- [Work instructions] Output the line that holds "Write the TikZ code for this diagram.", the line that holds "(631,503) -- (776,503);", and every line between them, exactly, but none of the pictures.

-- BEGIN Record extracts --

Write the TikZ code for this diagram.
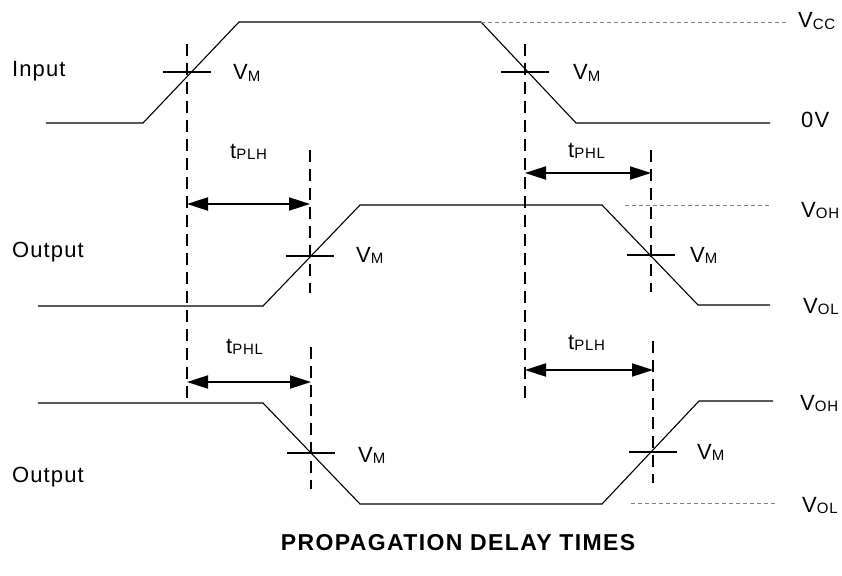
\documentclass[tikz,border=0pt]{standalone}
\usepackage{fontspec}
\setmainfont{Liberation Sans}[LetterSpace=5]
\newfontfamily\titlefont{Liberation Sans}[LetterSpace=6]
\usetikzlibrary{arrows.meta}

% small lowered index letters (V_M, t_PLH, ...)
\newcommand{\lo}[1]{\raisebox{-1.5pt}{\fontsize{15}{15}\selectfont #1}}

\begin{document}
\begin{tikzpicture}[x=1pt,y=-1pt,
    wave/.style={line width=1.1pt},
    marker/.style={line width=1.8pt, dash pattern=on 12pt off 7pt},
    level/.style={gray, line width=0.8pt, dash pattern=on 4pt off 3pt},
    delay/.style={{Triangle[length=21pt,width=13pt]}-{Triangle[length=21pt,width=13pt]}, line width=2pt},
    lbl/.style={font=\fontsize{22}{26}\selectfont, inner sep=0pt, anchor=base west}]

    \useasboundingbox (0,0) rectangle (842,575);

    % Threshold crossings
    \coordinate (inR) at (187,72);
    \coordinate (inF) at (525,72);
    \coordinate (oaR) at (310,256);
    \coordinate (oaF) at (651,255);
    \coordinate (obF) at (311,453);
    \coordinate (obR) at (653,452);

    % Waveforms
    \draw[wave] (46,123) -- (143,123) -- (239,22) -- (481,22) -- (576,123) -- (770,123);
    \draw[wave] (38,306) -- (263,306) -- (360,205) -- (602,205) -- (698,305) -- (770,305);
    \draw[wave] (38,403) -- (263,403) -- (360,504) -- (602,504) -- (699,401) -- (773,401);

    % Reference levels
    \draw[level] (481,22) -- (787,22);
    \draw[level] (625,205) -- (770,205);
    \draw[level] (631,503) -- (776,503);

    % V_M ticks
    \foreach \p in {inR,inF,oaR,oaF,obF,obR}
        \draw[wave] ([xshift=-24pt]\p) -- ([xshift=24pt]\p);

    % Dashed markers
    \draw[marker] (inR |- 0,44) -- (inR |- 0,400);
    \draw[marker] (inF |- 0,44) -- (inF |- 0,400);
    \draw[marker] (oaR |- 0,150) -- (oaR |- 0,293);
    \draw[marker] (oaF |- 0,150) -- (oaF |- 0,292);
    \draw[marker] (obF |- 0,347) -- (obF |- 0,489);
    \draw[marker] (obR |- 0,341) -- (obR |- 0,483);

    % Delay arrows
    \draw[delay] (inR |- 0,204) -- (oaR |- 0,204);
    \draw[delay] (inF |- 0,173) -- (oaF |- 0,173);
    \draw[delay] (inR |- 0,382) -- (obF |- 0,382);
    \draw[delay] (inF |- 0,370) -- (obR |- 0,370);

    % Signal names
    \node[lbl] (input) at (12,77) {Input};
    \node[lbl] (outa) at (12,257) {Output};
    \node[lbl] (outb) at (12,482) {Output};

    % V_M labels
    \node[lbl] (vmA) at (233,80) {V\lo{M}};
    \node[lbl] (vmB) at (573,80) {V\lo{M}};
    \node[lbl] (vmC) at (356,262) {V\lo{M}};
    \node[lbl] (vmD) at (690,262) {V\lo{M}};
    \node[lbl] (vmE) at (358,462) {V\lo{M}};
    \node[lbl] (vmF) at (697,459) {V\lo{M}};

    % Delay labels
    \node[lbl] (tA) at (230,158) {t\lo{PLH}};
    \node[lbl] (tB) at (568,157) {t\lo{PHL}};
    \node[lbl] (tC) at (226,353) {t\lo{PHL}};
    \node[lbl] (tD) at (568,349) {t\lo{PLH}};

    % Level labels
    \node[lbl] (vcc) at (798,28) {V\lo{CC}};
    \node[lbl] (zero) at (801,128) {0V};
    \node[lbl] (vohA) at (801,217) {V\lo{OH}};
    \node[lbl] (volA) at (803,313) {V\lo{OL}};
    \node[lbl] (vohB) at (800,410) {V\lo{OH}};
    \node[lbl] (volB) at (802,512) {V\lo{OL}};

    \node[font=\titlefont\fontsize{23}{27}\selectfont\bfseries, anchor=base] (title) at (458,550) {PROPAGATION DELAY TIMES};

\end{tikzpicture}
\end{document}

-- END Record extracts --
-- BEGIN Record extracts --

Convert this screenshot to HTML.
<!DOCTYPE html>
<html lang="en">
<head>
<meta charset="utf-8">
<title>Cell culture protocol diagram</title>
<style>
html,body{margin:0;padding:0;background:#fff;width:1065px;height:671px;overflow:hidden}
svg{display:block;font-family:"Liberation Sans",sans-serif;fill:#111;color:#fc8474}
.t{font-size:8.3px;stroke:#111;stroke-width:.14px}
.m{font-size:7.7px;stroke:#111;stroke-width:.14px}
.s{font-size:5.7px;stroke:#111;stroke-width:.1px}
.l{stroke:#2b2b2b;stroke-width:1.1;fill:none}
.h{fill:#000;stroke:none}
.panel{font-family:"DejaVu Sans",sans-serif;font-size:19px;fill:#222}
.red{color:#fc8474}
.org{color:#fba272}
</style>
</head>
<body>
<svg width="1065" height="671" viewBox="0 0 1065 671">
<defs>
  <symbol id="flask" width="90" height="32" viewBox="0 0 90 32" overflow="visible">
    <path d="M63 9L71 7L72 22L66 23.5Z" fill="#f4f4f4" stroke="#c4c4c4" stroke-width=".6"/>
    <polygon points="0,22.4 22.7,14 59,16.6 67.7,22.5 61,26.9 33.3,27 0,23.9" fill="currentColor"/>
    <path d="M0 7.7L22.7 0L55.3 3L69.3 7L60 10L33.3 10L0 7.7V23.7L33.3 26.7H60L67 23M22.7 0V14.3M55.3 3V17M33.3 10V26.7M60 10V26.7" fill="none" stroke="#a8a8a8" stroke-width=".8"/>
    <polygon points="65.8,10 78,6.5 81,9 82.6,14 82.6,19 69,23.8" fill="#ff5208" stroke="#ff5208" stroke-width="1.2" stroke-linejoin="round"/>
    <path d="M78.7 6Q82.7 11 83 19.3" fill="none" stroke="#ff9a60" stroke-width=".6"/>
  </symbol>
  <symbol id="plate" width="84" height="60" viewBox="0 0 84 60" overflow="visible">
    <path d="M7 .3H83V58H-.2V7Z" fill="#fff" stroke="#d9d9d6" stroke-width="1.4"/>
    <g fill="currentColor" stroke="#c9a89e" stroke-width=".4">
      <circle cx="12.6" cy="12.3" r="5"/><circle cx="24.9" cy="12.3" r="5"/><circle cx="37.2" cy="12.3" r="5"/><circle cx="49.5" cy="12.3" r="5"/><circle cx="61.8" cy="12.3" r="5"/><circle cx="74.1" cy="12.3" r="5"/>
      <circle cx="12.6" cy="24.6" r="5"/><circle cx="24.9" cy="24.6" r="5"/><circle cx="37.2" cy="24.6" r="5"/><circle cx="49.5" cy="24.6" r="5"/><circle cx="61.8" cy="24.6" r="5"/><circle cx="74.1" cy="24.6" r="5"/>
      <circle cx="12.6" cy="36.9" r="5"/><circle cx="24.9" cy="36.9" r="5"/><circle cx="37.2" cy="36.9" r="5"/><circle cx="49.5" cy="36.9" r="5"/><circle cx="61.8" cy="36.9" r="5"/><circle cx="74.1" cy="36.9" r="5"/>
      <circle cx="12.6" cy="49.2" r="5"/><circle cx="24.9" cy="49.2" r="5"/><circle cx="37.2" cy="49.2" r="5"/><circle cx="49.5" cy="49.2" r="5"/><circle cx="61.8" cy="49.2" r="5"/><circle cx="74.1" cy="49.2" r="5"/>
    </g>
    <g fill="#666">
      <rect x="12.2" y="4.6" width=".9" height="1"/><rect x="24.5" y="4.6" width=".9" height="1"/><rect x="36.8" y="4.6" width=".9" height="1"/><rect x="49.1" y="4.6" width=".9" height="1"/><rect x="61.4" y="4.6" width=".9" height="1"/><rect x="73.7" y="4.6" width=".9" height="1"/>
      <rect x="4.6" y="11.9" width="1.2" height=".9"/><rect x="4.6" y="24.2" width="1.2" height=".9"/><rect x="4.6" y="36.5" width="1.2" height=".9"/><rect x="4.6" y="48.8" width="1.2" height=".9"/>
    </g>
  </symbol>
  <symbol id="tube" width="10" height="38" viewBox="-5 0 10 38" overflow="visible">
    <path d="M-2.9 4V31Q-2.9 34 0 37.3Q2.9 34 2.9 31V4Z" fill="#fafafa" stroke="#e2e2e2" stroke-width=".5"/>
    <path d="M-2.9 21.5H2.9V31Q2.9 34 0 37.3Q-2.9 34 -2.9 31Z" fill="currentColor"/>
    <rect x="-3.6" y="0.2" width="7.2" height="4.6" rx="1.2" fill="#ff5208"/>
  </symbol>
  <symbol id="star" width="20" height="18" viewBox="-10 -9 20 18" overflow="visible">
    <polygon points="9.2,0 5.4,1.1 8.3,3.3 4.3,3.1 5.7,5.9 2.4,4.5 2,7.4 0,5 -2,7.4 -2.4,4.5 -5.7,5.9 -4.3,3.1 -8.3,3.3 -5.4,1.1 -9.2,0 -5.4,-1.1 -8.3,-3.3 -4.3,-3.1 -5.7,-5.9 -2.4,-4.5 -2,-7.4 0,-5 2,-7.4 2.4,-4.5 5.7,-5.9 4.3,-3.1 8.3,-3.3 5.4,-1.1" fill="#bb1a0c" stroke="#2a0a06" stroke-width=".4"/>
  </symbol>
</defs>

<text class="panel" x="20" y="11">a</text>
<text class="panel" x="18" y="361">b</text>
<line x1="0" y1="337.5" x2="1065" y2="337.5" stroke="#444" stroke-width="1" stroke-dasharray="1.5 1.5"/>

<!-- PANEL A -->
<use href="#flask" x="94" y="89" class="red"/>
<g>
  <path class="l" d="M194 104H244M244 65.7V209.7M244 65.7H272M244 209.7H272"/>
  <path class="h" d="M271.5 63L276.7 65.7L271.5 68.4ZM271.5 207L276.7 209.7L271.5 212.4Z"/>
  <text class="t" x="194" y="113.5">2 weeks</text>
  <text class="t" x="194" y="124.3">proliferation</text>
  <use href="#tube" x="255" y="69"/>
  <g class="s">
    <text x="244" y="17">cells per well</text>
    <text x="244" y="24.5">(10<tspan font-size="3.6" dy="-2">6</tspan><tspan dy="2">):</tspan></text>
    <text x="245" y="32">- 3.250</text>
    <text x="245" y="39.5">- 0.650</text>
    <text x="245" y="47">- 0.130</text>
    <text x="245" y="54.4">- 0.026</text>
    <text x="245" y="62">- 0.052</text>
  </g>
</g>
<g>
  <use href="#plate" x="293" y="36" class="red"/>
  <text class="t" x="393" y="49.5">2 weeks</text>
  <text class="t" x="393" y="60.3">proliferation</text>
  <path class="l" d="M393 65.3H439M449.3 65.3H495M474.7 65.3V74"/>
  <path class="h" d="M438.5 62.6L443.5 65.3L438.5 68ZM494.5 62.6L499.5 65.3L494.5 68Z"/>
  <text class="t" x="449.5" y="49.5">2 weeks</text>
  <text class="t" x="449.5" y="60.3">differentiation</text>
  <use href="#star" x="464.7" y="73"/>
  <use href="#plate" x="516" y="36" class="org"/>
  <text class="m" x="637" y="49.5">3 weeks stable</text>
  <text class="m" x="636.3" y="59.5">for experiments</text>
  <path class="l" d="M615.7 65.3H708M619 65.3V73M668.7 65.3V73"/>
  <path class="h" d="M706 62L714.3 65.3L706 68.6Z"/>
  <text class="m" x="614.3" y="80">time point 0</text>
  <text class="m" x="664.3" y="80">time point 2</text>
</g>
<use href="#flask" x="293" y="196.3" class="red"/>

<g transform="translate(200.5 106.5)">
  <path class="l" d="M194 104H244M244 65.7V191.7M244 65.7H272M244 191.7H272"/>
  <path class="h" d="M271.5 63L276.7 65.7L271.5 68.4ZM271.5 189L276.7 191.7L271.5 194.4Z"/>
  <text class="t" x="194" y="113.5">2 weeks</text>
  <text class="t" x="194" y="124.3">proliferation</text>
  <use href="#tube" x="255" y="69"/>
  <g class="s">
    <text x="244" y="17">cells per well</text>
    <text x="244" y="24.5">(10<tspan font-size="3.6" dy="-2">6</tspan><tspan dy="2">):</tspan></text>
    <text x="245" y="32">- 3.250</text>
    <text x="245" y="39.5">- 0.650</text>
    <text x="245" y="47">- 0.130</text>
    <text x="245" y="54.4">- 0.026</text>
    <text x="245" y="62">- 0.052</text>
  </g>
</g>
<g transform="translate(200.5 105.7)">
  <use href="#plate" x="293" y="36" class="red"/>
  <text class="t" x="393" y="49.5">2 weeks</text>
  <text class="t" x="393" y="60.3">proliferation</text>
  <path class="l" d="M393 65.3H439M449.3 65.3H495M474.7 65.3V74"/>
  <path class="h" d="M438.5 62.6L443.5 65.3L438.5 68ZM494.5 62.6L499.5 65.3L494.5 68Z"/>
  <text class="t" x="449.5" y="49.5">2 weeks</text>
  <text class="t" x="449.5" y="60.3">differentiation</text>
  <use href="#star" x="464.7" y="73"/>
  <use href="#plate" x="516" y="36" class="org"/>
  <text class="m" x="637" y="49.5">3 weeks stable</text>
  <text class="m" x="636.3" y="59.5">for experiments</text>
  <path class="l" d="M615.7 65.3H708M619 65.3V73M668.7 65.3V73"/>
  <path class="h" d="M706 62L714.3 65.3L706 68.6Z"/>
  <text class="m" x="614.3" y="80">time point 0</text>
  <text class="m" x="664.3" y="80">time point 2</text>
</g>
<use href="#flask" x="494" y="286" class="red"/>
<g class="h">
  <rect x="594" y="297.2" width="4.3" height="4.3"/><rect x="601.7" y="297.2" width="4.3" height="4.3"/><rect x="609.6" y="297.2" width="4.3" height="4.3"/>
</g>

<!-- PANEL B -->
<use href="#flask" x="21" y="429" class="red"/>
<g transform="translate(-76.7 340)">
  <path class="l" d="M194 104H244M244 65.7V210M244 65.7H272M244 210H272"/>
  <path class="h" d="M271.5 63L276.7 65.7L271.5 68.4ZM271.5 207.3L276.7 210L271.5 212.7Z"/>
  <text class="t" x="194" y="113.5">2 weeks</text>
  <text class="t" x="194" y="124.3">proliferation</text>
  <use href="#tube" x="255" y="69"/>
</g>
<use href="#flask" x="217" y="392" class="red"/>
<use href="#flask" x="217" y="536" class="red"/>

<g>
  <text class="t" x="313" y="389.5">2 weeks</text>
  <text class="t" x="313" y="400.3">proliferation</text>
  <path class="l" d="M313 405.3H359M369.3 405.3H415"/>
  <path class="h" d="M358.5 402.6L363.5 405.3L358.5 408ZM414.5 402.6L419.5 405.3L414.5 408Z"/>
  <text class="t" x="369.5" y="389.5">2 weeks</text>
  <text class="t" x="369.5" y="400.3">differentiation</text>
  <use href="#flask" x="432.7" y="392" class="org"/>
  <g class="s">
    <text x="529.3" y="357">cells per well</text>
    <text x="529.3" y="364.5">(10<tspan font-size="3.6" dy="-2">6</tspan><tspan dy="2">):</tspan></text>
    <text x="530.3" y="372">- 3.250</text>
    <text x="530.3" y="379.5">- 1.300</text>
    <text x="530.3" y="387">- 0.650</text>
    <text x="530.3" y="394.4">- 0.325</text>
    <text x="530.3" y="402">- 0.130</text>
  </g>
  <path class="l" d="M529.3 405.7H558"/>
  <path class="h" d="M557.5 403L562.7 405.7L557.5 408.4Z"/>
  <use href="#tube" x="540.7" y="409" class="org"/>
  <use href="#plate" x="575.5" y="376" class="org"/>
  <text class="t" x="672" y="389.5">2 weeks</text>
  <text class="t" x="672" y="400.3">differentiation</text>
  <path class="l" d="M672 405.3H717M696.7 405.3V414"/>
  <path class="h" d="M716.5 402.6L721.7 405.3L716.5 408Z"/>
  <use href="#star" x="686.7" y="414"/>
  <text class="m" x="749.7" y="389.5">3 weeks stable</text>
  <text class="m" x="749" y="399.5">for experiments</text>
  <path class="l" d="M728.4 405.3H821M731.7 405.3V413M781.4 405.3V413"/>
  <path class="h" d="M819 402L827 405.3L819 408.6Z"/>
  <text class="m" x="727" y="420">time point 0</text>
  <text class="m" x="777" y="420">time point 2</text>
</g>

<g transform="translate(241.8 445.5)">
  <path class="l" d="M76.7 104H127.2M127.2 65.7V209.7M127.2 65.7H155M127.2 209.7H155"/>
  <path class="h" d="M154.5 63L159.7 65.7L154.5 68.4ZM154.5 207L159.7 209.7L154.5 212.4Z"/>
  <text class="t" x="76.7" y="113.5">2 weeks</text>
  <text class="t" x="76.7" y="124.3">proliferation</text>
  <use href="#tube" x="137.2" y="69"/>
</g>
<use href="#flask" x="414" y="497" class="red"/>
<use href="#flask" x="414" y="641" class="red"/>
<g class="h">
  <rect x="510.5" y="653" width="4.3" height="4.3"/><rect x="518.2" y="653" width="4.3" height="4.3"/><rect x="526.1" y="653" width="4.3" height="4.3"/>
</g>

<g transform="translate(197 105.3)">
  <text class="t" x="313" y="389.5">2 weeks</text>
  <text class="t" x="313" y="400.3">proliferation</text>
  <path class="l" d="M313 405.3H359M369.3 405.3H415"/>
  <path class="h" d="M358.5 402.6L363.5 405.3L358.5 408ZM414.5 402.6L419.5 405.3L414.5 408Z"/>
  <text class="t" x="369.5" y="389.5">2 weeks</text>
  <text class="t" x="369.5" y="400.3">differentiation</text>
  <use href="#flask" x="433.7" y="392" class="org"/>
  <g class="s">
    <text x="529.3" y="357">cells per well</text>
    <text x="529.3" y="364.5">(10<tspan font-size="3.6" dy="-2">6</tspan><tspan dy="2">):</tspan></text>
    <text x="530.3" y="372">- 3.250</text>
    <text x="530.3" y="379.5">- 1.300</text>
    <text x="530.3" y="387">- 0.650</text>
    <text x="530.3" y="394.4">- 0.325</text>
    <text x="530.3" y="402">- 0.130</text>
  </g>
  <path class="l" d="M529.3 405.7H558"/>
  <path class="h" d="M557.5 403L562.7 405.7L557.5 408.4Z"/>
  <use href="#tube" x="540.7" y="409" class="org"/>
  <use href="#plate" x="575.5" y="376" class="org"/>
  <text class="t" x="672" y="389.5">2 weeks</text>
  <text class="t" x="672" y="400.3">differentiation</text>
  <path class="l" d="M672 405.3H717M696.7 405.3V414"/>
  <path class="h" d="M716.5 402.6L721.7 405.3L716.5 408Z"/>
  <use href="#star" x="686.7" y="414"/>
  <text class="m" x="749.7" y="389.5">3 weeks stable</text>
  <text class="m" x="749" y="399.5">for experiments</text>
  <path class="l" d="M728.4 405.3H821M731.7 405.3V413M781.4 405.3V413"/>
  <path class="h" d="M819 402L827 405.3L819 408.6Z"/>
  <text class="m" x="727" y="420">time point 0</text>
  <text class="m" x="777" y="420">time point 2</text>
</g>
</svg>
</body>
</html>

-- END Record extracts --

- [Right answer]
Write the TikZ code for this diagram.
\documentclass[tikz,border=0pt]{standalone}
\usepackage{fontspec}
\setmainfont{Liberation Sans}[LetterSpace=5]
\newfontfamily\titlefont{Liberation Sans}[LetterSpace=6]
\usetikzlibrary{arrows.meta}

% small lowered index letters (V_M, t_PLH, ...)
\newcommand{\lo}[1]{\raisebox{-1.5pt}{\fontsize{15}{15}\selectfont #1}}

\begin{document}
\begin{tikzpicture}[x=1pt,y=-1pt,
    wave/.style={line width=1.1pt},
    marker/.style={line width=1.8pt, dash pattern=on 12pt off 7pt},
    level/.style={gray, line width=0.8pt, dash pattern=on 4pt off 3pt},
    delay/.style={{Triangle[length=21pt,width=13pt]}-{Triangle[length=21pt,width=13pt]}, line width=2pt},
    lbl/.style={font=\fontsize{22}{26}\selectfont, inner sep=0pt, anchor=base west}]

    \useasboundingbox (0,0) rectangle (842,575);

    % Threshold crossings
    \coordinate (inR) at (187,72);
    \coordinate (inF) at (525,72);
    \coordinate (oaR) at (310,256);
    \coordinate (oaF) at (651,255);
    \coordinate (obF) at (311,453);
    \coordinate (obR) at (653,452);

    % Waveforms
    \draw[wave] (46,123) -- (143,123) -- (239,22) -- (481,22) -- (576,123) -- (770,123);
    \draw[wave] (38,306) -- (263,306) -- (360,205) -- (602,205) -- (698,305) -- (770,305);
    \draw[wave] (38,403) -- (263,403) -- (360,504) -- (602,504) -- (699,401) -- (773,401);

    % Reference levels
    \draw[level] (481,22) -- (787,22);
    \draw[level] (625,205) -- (770,205);
    \draw[level] (631,503) -- (776,503);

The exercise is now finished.